A novel in vitro cell model of the proteinase/antiproteinase balance observed in alpha-1 antitrypsin deficiency

Abstract

Background: Alpha-1 antitrypsin deficiency (AATD) is a genetic condition resulting from mutations in the alpha-1 antitrypsin (AAT) protein, a major systemic antiproteinase, resulting in reduced/no release of AAT, disrupting the proteinase/antiproteinase balance. A sustained imbalance can cause structural changes to the lung parenchyma, leading to emphysema. Predicting and assessing human responses to potential therapeutic candidates from preclinical animal studies have been challenging.
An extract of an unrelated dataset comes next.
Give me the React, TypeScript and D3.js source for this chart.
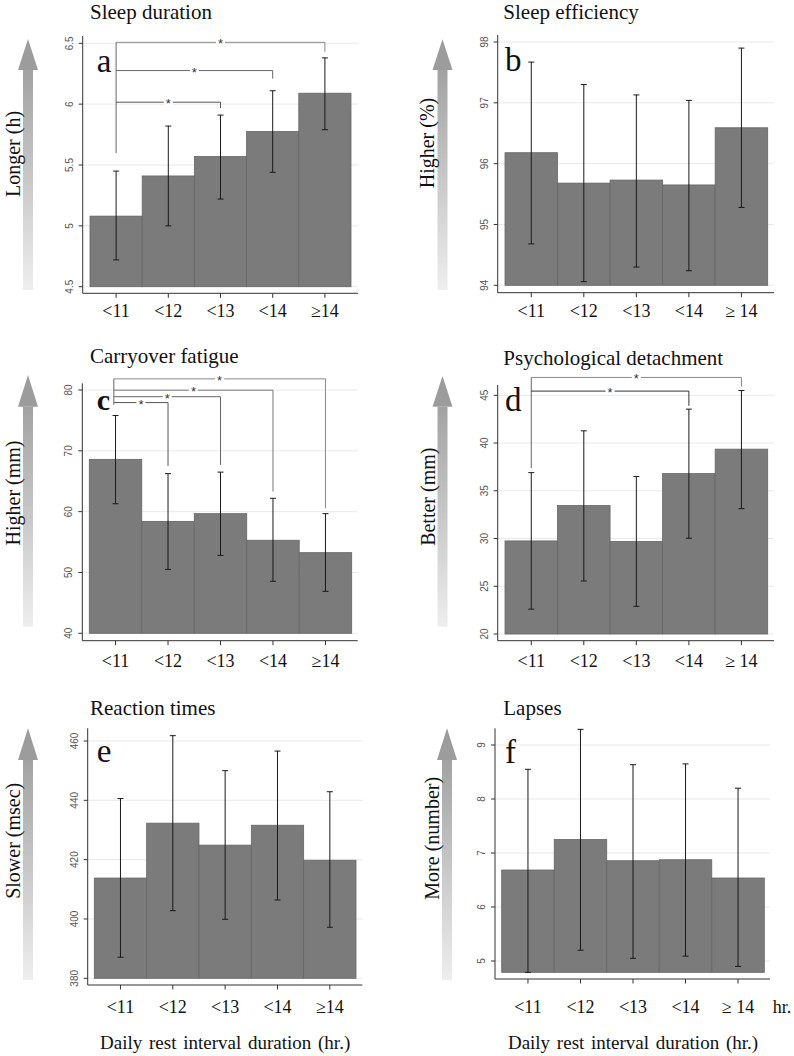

Our aims were to develop a more physiologically relevant in vitro model of the proteinase/antiproteinase balance and assess whether the data generated could better predict the efficacy of pharmacological candidates to inform decisions on clinical trials, together with expected biomarker responses.Methods: We developed an in vitro model assessing the proteinase/antiproteinase balance by the changes in the fibrinogen cleavage products of neutrophil elastase (NE) and proteinase 3 (PR3). This allowed the assessment of physiological and pharmaceutical neutrophil serine proteinase (NSP) inhibitors to determine the putative threshold at which the maximal effect is achieved.Results: AAT significantly reduced NE and PR3 activity footprints, with the maximal reduction achieved at concentrations above 10 μM. The inhibitor MPH966 alone also significantly reduced NE footprint generation in a concentration-dependent manner, leveling out above 100 nM but had no effect on the PR3 footprint. At levels of AAT consistent with AATD, MPH966 had an additive effect, reducing the NE activity footprint more than either inhibitor alone.Conclusion: Our results support an inhibitor threshold above which the activity footprint generation appears resistant to increasing dosage. Our model can support the testing of inhibitors, confirming activity biomarkers as indicators of likely pharmaceutical efficacy, the assessment of NSP activity in the pathophysiology of emphysema, and the likely function of biological or pharmacological inhibitors in disease management.